> _Direction_
Repeat the material in full. Keep every line exactly as it is.

> _Supplied data_
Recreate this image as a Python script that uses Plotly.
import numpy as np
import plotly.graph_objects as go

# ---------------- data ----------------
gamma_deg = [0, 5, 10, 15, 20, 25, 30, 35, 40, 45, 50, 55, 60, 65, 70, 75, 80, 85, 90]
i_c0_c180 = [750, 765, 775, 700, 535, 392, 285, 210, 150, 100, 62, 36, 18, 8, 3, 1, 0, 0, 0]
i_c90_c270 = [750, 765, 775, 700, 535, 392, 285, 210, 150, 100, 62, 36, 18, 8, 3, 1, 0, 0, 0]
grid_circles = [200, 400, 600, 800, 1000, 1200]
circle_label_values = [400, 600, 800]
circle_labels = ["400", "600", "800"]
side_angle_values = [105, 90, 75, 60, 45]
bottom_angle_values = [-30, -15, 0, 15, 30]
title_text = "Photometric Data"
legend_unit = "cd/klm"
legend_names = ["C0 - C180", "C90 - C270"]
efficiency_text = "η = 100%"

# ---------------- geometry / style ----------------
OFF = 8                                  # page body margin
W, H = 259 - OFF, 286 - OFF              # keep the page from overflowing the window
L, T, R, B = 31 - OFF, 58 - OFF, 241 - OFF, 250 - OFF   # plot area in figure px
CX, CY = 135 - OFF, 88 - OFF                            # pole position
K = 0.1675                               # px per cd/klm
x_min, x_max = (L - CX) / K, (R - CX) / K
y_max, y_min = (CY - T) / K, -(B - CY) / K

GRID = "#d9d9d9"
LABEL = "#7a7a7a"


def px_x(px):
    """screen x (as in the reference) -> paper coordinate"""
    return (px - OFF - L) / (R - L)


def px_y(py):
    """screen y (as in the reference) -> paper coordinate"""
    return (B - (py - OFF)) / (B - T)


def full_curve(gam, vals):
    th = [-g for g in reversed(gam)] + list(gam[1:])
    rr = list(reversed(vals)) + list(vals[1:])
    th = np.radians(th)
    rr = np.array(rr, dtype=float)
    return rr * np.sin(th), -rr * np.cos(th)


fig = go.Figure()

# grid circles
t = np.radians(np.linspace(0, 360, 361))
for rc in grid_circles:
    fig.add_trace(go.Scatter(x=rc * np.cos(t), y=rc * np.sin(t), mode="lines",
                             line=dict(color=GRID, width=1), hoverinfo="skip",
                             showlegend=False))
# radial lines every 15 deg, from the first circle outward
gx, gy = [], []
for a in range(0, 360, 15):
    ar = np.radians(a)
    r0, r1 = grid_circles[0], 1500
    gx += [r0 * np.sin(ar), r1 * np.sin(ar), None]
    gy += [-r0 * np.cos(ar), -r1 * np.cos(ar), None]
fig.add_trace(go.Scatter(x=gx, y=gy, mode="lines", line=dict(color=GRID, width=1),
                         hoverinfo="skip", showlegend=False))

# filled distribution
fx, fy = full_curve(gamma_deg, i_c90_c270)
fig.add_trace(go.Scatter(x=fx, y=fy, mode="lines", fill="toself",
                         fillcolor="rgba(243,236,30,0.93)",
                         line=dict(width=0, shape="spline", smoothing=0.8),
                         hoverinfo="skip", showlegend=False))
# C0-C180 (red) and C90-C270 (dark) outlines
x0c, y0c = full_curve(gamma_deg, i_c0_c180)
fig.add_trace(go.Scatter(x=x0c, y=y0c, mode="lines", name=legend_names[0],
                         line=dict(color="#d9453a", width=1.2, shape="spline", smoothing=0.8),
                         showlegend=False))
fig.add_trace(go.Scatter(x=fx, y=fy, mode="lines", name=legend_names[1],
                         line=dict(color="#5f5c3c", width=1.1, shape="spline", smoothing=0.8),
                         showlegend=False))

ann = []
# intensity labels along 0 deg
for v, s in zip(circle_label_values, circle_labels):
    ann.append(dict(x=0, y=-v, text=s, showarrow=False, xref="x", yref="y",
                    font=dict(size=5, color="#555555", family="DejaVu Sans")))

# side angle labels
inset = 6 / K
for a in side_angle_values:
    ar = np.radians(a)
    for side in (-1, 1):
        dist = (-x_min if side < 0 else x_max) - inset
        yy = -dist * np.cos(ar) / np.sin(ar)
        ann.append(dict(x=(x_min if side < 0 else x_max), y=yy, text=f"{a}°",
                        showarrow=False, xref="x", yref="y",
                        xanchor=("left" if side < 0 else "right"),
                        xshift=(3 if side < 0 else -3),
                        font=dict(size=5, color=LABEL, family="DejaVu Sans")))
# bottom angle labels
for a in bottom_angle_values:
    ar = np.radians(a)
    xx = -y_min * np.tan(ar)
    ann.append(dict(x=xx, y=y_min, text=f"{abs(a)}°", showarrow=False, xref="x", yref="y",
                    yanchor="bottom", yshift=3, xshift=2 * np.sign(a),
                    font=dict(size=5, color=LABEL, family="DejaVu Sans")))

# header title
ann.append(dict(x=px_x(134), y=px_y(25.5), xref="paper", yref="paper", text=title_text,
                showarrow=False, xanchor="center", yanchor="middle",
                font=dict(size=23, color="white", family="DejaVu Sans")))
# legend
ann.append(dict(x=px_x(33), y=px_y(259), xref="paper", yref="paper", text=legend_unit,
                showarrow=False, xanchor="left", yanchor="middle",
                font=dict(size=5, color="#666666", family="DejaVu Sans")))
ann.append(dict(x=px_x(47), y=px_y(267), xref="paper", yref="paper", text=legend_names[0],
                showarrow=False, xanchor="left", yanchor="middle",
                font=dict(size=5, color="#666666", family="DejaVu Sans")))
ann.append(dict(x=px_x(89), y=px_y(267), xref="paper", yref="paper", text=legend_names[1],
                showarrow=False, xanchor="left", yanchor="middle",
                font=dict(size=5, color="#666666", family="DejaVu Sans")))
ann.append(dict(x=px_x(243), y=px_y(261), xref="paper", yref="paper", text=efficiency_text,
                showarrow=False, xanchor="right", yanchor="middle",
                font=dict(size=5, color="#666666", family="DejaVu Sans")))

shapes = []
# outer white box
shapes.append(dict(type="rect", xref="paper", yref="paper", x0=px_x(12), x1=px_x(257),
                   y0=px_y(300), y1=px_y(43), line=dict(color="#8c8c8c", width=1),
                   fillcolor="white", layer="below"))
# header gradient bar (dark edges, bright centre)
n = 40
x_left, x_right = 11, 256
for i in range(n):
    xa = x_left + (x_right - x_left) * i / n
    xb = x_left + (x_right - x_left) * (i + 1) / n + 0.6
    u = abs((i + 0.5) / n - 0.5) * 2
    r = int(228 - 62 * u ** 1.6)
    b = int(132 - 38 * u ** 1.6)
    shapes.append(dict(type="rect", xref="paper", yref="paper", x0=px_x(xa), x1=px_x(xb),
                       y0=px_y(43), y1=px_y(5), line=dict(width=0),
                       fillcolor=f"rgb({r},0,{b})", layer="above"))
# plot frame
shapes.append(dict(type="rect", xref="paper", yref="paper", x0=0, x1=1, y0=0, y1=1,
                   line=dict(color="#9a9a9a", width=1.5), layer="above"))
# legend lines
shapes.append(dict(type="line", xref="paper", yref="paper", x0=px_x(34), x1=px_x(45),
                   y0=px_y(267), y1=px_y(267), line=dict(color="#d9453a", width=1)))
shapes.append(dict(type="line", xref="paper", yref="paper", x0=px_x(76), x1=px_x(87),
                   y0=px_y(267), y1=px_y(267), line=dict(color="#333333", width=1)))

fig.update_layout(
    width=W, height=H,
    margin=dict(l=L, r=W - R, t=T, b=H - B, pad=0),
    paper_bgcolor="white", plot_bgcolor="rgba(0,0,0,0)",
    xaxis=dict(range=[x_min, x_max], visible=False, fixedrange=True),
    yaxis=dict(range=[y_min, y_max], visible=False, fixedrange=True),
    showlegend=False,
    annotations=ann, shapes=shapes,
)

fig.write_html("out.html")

> _Solved problem_
Recreate this image as a Python script that uses Plotly.
import numpy as np
import plotly.graph_objects as go

# ---------------- data ----------------
gamma_deg = [0, 5, 10, 15, 20, 25, 30, 35, 40, 45, 50, 55, 60, 65, 70, 75, 80, 85, 90]
i_c0_c180 = [750, 765, 775, 700, 535, 392, 285, 210, 150, 100, 62, 36, 18, 8, 3, 1, 0, 0, 0]
i_c90_c270 = [750, 765, 775, 700, 535, 392, 285, 210, 150, 100, 62, 36, 18, 8, 3, 1, 0, 0, 0]
grid_circles = [200, 400, 600, 800, 1000, 1200]
circle_label_values = [400, 600, 800]
circle_labels = ["400", "600", "800"]
side_angle_values = [105, 90, 75, 60, 45]
bottom_angle_values = [-30, -15, 0, 15, 30]
title_text = "Photometric Data"
legend_unit = "cd/klm"
legend_names = ["C0 - C180", "C90 - C270"]
efficiency_text = "η = 100%"

# ---------------- geometry / style ----------------
OFF = 8                                  # page body margin
W, H = 259 - OFF, 286 - OFF              # keep the page from overflowing the window
L, T, R, B = 31 - OFF, 58 - OFF, 241 - OFF, 250 - OFF   # plot area in figure px
CX, CY = 135 - OFF, 88 - OFF                            # pole position
K = 0.1675                               # px per cd/klm
x_min, x_max = (L - CX) / K, (R - CX) / K
y_max, y_min = (CY - T) / K, -(B - CY) / K

GRID = "#d9d9d9"
LABEL = "#7a7a7a"


def px_x(px):
    """screen x (as in the reference) -> paper coordinate"""
    return (px - OFF - L) / (R - L)


def px_y(py):
    """screen y (as in the reference) -> paper coordinate"""
    return (B - (py - OFF)) / (B - T)


def full_curve(gam, vals):
    th = [-g for g in reversed(gam)] + list(gam[1:])
    rr = list(reversed(vals)) + list(vals[1:])
    th = np.radians(th)
    rr = np.array(rr, dtype=float)
    return rr * np.sin(th), -rr * np.cos(th)


fig = go.Figure()

# grid circles
t = np.radians(np.linspace(0, 360, 361))
for rc in grid_circles:
    fig.add_trace(go.Scatter(x=rc * np.cos(t), y=rc * np.sin(t), mode="lines",
                             line=dict(color=GRID, width=1), hoverinfo="skip",
                             showlegend=False))
# radial lines every 15 deg, from the first circle outward
gx, gy = [], []
for a in range(0, 360, 15):
    ar = np.radians(a)
    r0, r1 = grid_circles[0], 1500
    gx += [r0 * np.sin(ar), r1 * np.sin(ar), None]
    gy += [-r0 * np.cos(ar), -r1 * np.cos(ar), None]
fig.add_trace(go.Scatter(x=gx, y=gy, mode="lines", line=dict(color=GRID, width=1),
                         hoverinfo="skip", showlegend=False))

# filled distribution
fx, fy = full_curve(gamma_deg, i_c90_c270)
fig.add_trace(go.Scatter(x=fx, y=fy, mode="lines", fill="toself",
                         fillcolor="rgba(243,236,30,0.93)",
                         line=dict(width=0, shape="spline", smoothing=0.8),
                         hoverinfo="skip", showlegend=False))
# C0-C180 (red) and C90-C270 (dark) outlines
x0c, y0c = full_curve(gamma_deg, i_c0_c180)
fig.add_trace(go.Scatter(x=x0c, y=y0c, mode="lines", name=legend_names[0],
                         line=dict(color="#d9453a", width=1.2, shape="spline", smoothing=0.8),
                         showlegend=False))
fig.add_trace(go.Scatter(x=fx, y=fy, mode="lines", name=legend_names[1],
                         line=dict(color="#5f5c3c", width=1.1, shape="spline", smoothing=0.8),
                         showlegend=False))

ann = []
# intensity labels along 0 deg
for v, s in zip(circle_label_values, circle_labels):
    ann.append(dict(x=0, y=-v, text=s, showarrow=False, xref="x", yref="y",
                    font=dict(size=5, color="#555555", family="DejaVu Sans")))

# side angle labels
inset = 6 / K
for a in side_angle_values:
    ar = np.radians(a)
    for side in (-1, 1):
        dist = (-x_min if side < 0 else x_max) - inset
        yy = -dist * np.cos(ar) / np.sin(ar)
        ann.append(dict(x=(x_min if side < 0 else x_max), y=yy, text=f"{a}°",
                        showarrow=False, xref="x", yref="y",
                        xanchor=("left" if side < 0 else "right"),
                        xshift=(3 if side < 0 else -3),
                        font=dict(size=5, color=LABEL, family="DejaVu Sans")))
# bottom angle labels
for a in bottom_angle_values:
    ar = np.radians(a)
    xx = -y_min * np.tan(ar)
    ann.append(dict(x=xx, y=y_min, text=f"{abs(a)}°", showarrow=False, xref="x", yref="y",
                    yanchor="bottom", yshift=3, xshift=2 * np.sign(a),
                    font=dict(size=5, color=LABEL, family="DejaVu Sans")))

# header title
ann.append(dict(x=px_x(134), y=px_y(25.5), xref="paper", yref="paper", text=title_text,
                showarrow=False, xanchor="center", yanchor="middle",
                font=dict(size=23, color="white", family="DejaVu Sans")))
# legend
ann.append(dict(x=px_x(33), y=px_y(259), xref="paper", yref="paper", text=legend_unit,
                showarrow=False, xanchor="left", yanchor="middle",
                font=dict(size=5, color="#666666", family="DejaVu Sans")))
ann.append(dict(x=px_x(47), y=px_y(267), xref="paper", yref="paper", text=legend_names[0],
                showarrow=False, xanchor="left", yanchor="middle",
                font=dict(size=5, color="#666666", family="DejaVu Sans")))
ann.append(dict(x=px_x(89), y=px_y(267), xref="paper", yref="paper", text=legend_names[1],
                showarrow=False, xanchor="left", yanchor="middle",
                font=dict(size=5, color="#666666", family="DejaVu Sans")))
ann.append(dict(x=px_x(243), y=px_y(261), xref="paper", yref="paper", text=efficiency_text,
                showarrow=False, xanchor="right", yanchor="middle",
                font=dict(size=5, color="#666666", family="DejaVu Sans")))

shapes = []
# outer white box
shapes.append(dict(type="rect", xref="paper", yref="paper", x0=px_x(12), x1=px_x(257),
                   y0=px_y(300), y1=px_y(43), line=dict(color="#8c8c8c", width=1),
                   fillcolor="white", layer="below"))
# header gradient bar (dark edges, bright centre)
n = 40
x_left, x_right = 11, 256
for i in range(n):
    xa = x_left + (x_right - x_left) * i / n
    xb = x_left + (x_right - x_left) * (i + 1) / n + 0.6
    u = abs((i + 0.5) / n - 0.5) * 2
    r = int(228 - 62 * u ** 1.6)
    b = int(132 - 38 * u ** 1.6)
    shapes.append(dict(type="rect", xref="paper", yref="paper", x0=px_x(xa), x1=px_x(xb),
                       y0=px_y(43), y1=px_y(5), line=dict(width=0),
                       fillcolor=f"rgb({r},0,{b})", layer="above"))
# plot frame
shapes.append(dict(type="rect", xref="paper", yref="paper", x0=0, x1=1, y0=0, y1=1,
                   line=dict(color="#9a9a9a", width=1.5), layer="above"))
# legend lines
shapes.append(dict(type="line", xref="paper", yref="paper", x0=px_x(34), x1=px_x(45),
                   y0=px_y(267), y1=px_y(267), line=dict(color="#d9453a", width=1)))
shapes.append(dict(type="line", xref="paper", yref="paper", x0=px_x(76), x1=px_x(87),
                   y0=px_y(267), y1=px_y(267), line=dict(color="#333333", width=1)))

fig.update_layout(
    width=W, height=H,
    margin=dict(l=L, r=W - R, t=T, b=H - B, pad=0),
    paper_bgcolor="white", plot_bgcolor="rgba(0,0,0,0)",
    xaxis=dict(range=[x_min, x_max], visible=False, fixedrange=True),
    yaxis=dict(range=[y_min, y_max], visible=False, fixedrange=True),
    showlegend=False,
    annotations=ann, shapes=shapes,
)

fig.write_html("out.html")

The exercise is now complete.